[BEGIN]

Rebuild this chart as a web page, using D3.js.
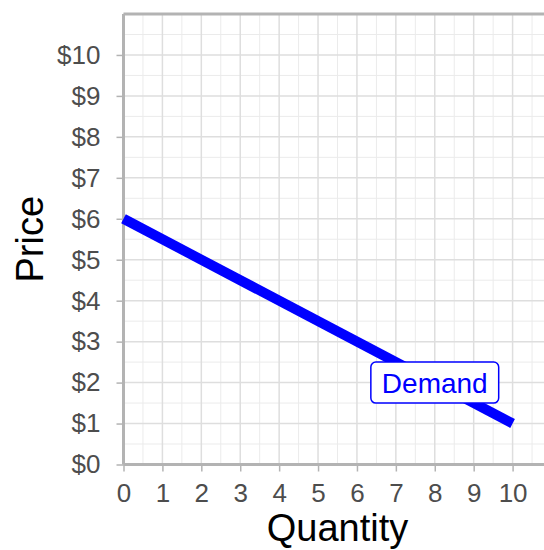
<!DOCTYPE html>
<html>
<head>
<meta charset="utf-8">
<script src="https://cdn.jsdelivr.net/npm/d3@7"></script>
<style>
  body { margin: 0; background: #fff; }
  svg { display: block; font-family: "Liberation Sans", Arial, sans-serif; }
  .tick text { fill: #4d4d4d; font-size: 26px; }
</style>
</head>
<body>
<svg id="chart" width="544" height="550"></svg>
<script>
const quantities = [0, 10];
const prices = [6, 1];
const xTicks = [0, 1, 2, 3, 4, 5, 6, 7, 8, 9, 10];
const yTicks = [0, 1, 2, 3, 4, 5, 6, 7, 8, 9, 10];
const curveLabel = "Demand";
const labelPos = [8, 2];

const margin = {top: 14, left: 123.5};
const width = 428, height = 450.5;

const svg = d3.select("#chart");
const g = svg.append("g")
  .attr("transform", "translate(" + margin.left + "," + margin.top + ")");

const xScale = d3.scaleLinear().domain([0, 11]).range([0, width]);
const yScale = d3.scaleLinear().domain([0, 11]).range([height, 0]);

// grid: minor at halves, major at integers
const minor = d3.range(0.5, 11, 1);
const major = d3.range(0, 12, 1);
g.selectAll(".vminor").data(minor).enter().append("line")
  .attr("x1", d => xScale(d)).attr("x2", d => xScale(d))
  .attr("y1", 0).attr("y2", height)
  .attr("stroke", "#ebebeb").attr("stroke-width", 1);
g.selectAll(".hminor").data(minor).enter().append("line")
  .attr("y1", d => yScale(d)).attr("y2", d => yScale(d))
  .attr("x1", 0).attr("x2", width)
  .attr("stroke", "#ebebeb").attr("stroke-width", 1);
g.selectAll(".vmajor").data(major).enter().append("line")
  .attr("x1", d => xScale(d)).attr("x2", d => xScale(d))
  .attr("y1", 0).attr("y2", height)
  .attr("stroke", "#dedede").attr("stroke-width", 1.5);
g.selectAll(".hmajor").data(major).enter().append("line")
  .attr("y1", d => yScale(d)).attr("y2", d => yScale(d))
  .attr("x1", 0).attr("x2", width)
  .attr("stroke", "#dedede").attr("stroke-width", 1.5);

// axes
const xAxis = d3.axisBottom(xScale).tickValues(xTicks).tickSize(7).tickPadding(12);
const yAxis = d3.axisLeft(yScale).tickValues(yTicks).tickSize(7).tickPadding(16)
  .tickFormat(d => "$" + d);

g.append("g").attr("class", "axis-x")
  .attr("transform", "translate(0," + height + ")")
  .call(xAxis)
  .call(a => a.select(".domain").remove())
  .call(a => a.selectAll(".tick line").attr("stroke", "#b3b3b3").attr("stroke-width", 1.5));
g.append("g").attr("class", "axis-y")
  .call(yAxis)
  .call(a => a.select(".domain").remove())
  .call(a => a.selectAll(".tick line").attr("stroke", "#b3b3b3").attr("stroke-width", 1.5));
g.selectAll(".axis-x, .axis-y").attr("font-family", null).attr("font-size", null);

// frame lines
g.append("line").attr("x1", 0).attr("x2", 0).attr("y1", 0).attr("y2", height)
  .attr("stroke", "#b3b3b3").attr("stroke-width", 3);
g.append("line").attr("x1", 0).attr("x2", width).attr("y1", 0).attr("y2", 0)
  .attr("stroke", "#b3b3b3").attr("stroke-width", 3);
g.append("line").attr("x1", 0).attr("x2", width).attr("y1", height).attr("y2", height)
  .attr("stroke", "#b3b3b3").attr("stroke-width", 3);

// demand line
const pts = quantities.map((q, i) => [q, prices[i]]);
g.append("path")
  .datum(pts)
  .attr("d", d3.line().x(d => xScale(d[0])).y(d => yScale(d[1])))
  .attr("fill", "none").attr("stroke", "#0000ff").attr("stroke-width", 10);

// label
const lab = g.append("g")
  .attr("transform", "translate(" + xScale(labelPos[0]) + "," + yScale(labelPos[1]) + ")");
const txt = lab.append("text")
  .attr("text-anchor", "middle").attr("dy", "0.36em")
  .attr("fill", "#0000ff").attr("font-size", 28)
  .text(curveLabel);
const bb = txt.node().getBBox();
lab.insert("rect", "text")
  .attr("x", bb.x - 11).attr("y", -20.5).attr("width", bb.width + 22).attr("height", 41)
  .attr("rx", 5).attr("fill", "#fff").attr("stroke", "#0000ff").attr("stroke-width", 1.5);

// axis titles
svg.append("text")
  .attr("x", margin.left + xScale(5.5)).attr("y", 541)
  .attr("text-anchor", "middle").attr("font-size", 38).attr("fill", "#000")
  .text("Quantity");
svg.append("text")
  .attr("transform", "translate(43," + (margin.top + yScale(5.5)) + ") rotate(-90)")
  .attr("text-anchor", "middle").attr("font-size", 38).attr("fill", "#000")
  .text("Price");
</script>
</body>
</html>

[END]
[BEGIN]

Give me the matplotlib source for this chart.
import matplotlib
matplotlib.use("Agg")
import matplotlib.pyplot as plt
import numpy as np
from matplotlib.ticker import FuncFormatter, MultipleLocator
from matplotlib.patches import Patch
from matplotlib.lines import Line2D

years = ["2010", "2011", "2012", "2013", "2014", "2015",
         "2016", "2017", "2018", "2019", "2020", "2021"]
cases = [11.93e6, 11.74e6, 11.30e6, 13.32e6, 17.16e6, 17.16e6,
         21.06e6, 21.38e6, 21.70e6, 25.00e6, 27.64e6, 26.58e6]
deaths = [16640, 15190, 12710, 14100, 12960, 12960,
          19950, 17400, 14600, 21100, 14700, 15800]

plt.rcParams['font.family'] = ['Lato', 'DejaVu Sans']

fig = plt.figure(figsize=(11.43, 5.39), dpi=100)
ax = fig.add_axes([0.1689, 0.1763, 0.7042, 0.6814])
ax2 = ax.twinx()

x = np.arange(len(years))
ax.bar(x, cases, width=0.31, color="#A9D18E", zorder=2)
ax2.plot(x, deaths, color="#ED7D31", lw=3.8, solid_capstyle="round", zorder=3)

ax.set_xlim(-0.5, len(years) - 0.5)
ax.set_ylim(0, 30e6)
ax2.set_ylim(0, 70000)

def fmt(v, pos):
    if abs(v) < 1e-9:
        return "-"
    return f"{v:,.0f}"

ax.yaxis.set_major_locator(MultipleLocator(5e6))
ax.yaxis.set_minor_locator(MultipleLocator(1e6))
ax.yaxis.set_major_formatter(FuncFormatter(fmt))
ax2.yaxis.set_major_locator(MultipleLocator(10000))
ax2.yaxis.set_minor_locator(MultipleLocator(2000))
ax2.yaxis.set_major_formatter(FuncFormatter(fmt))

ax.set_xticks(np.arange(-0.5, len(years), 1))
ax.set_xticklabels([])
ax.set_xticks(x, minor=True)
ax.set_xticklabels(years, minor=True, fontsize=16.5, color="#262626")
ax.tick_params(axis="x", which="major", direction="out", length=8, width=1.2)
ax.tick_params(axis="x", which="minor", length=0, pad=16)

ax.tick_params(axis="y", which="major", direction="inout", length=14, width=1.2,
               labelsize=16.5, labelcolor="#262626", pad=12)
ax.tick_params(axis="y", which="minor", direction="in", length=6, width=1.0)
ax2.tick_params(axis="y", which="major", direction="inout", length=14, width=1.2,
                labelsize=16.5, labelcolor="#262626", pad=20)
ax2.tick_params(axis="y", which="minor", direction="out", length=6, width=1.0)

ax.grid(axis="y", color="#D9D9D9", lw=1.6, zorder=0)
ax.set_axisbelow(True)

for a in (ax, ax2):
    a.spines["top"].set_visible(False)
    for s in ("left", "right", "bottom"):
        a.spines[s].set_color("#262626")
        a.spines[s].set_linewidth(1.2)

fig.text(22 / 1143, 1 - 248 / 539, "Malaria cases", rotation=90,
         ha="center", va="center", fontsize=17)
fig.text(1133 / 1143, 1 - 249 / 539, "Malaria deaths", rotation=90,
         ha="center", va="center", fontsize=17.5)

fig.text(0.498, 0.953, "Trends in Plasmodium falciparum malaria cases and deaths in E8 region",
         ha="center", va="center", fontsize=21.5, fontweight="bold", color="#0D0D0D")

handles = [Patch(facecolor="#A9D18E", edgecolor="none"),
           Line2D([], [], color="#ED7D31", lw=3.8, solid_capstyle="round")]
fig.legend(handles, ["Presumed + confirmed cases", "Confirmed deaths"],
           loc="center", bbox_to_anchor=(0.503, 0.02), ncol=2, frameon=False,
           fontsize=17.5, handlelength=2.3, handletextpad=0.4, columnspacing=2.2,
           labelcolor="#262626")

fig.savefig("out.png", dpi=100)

[END]
[BEGIN]

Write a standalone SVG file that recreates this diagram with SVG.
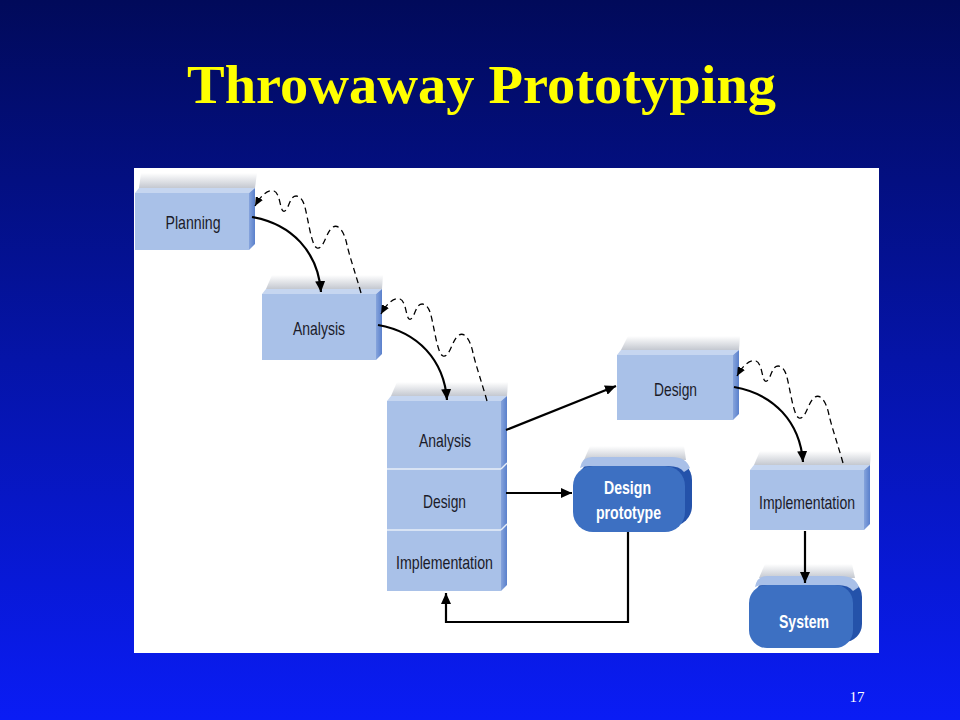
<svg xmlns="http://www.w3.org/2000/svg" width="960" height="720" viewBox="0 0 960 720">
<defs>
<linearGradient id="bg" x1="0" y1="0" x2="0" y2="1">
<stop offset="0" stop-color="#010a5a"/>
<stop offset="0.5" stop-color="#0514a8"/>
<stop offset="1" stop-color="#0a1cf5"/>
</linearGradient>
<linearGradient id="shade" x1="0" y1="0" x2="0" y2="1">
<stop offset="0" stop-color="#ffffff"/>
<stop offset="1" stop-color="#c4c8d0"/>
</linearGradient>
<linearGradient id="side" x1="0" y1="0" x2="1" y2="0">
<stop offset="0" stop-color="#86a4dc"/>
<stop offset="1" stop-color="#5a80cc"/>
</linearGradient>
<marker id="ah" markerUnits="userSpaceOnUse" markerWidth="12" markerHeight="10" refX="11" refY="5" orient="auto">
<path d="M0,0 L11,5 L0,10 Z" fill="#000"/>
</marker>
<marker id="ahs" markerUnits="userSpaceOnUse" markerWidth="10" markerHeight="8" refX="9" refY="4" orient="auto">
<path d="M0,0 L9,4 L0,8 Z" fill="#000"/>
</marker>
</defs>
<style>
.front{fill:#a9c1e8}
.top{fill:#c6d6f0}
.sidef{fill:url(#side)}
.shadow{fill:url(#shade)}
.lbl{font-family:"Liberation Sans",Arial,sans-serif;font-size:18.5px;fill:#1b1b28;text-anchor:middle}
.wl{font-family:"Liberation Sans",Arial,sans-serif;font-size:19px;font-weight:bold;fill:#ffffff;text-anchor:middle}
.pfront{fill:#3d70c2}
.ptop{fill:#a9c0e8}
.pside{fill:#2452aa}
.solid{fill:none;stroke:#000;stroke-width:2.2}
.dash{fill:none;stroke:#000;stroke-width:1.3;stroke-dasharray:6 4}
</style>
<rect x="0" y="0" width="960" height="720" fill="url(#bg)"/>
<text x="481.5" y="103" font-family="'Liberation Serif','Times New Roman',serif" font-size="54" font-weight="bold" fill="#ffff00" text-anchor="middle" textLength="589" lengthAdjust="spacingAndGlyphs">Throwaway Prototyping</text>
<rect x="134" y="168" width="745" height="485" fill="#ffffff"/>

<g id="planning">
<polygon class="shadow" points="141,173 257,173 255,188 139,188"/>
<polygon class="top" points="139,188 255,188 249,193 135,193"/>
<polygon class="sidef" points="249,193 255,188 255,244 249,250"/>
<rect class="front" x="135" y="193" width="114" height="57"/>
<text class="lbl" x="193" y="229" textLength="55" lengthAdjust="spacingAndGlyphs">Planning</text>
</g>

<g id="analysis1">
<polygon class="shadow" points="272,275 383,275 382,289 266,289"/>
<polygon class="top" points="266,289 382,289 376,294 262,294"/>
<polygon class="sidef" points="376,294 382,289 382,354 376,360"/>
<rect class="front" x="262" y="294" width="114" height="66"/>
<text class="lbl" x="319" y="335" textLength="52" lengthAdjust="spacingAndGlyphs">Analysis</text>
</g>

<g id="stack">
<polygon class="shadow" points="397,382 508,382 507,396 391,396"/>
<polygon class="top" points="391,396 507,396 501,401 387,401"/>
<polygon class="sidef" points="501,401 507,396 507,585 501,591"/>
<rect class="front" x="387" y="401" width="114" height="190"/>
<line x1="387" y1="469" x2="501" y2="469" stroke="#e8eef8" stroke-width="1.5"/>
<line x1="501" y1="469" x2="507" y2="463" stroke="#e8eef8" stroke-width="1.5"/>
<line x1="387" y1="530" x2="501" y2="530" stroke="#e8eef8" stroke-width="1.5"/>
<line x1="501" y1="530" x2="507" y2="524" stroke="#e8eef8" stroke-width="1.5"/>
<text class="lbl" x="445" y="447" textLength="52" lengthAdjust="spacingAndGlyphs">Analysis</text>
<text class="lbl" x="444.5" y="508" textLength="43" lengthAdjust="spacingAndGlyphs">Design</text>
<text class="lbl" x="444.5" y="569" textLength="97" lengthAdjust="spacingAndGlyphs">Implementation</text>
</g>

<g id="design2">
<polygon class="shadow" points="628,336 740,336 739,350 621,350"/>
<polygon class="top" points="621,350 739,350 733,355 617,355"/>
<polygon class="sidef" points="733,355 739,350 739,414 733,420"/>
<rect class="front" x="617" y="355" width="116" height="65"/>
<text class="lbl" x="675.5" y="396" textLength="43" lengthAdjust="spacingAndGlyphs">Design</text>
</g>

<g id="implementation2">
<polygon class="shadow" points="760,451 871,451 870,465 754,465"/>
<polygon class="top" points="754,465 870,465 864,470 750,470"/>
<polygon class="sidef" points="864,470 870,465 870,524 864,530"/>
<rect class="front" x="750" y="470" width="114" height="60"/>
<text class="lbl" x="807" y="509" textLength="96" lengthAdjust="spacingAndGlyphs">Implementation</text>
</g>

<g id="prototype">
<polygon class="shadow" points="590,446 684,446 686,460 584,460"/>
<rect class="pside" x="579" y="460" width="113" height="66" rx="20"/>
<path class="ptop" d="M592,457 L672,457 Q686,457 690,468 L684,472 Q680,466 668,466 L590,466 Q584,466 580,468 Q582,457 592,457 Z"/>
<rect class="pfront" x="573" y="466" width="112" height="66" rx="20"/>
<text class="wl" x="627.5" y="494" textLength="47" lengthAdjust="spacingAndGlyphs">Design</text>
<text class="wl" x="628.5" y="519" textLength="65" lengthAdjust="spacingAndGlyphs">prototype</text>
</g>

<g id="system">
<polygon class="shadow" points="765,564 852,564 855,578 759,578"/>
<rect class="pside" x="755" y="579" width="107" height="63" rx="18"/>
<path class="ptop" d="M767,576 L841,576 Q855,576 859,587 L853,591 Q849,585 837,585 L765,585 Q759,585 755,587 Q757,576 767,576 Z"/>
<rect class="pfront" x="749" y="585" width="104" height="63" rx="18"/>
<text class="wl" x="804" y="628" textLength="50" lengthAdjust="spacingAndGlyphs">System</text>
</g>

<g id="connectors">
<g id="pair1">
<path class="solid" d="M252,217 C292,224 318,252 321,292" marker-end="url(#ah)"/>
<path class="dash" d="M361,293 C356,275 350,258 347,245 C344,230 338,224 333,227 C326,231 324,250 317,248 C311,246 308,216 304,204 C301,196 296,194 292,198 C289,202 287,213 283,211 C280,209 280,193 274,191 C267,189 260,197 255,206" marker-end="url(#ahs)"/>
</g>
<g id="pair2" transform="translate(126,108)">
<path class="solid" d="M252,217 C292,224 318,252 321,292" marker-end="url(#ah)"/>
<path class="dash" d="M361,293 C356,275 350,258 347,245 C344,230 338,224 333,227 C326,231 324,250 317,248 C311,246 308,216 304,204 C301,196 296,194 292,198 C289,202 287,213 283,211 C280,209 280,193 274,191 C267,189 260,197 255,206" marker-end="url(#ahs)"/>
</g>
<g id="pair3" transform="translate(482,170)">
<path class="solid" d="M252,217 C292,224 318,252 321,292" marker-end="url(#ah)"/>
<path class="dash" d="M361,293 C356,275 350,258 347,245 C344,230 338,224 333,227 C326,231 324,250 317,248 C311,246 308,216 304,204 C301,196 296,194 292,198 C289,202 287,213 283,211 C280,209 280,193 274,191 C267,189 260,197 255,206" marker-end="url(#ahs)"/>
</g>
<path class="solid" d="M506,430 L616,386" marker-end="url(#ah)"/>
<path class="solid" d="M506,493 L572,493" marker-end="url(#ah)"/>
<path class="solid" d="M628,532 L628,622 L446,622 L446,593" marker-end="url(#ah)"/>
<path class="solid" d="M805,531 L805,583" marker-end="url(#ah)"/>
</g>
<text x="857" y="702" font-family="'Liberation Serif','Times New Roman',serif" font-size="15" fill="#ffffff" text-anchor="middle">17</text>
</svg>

[END]

(DESCRIPTION OF THE TASK)
Pictures should be left out. Retype only the run of lines from the line containing "Rebuild this chart" to the line containing "d3.scaleLinear().domain([0, 11]).range([height, 0]);", inclusive.

(TASK OUTPUT)
Rebuild this chart as a web page, using D3.js.
<!DOCTYPE html>
<html>
<head>
<meta charset="utf-8">
<script src="https://cdn.jsdelivr.net/npm/d3@7"></script>
<style>
  body { margin: 0; background: #fff; }
  svg { display: block; font-family: "Liberation Sans", Arial, sans-serif; }
  .tick text { fill: #4d4d4d; font-size: 26px; }
</style>
</head>
<body>
<svg id="chart" width="544" height="550"></svg>
<script>
const quantities = [0, 10];
const prices = [6, 1];
const xTicks = [0, 1, 2, 3, 4, 5, 6, 7, 8, 9, 10];
const yTicks = [0, 1, 2, 3, 4, 5, 6, 7, 8, 9, 10];
const curveLabel = "Demand";
const labelPos = [8, 2];

const margin = {top: 14, left: 123.5};
const width = 428, height = 450.5;

const svg = d3.select("#chart");
const g = svg.append("g")
  .attr("transform", "translate(" + margin.left + "," + margin.top + ")");

const xScale = d3.scaleLinear().domain([0, 11]).range([0, width]);
const yScale = d3.scaleLinear().domain([0, 11]).range([height, 0]);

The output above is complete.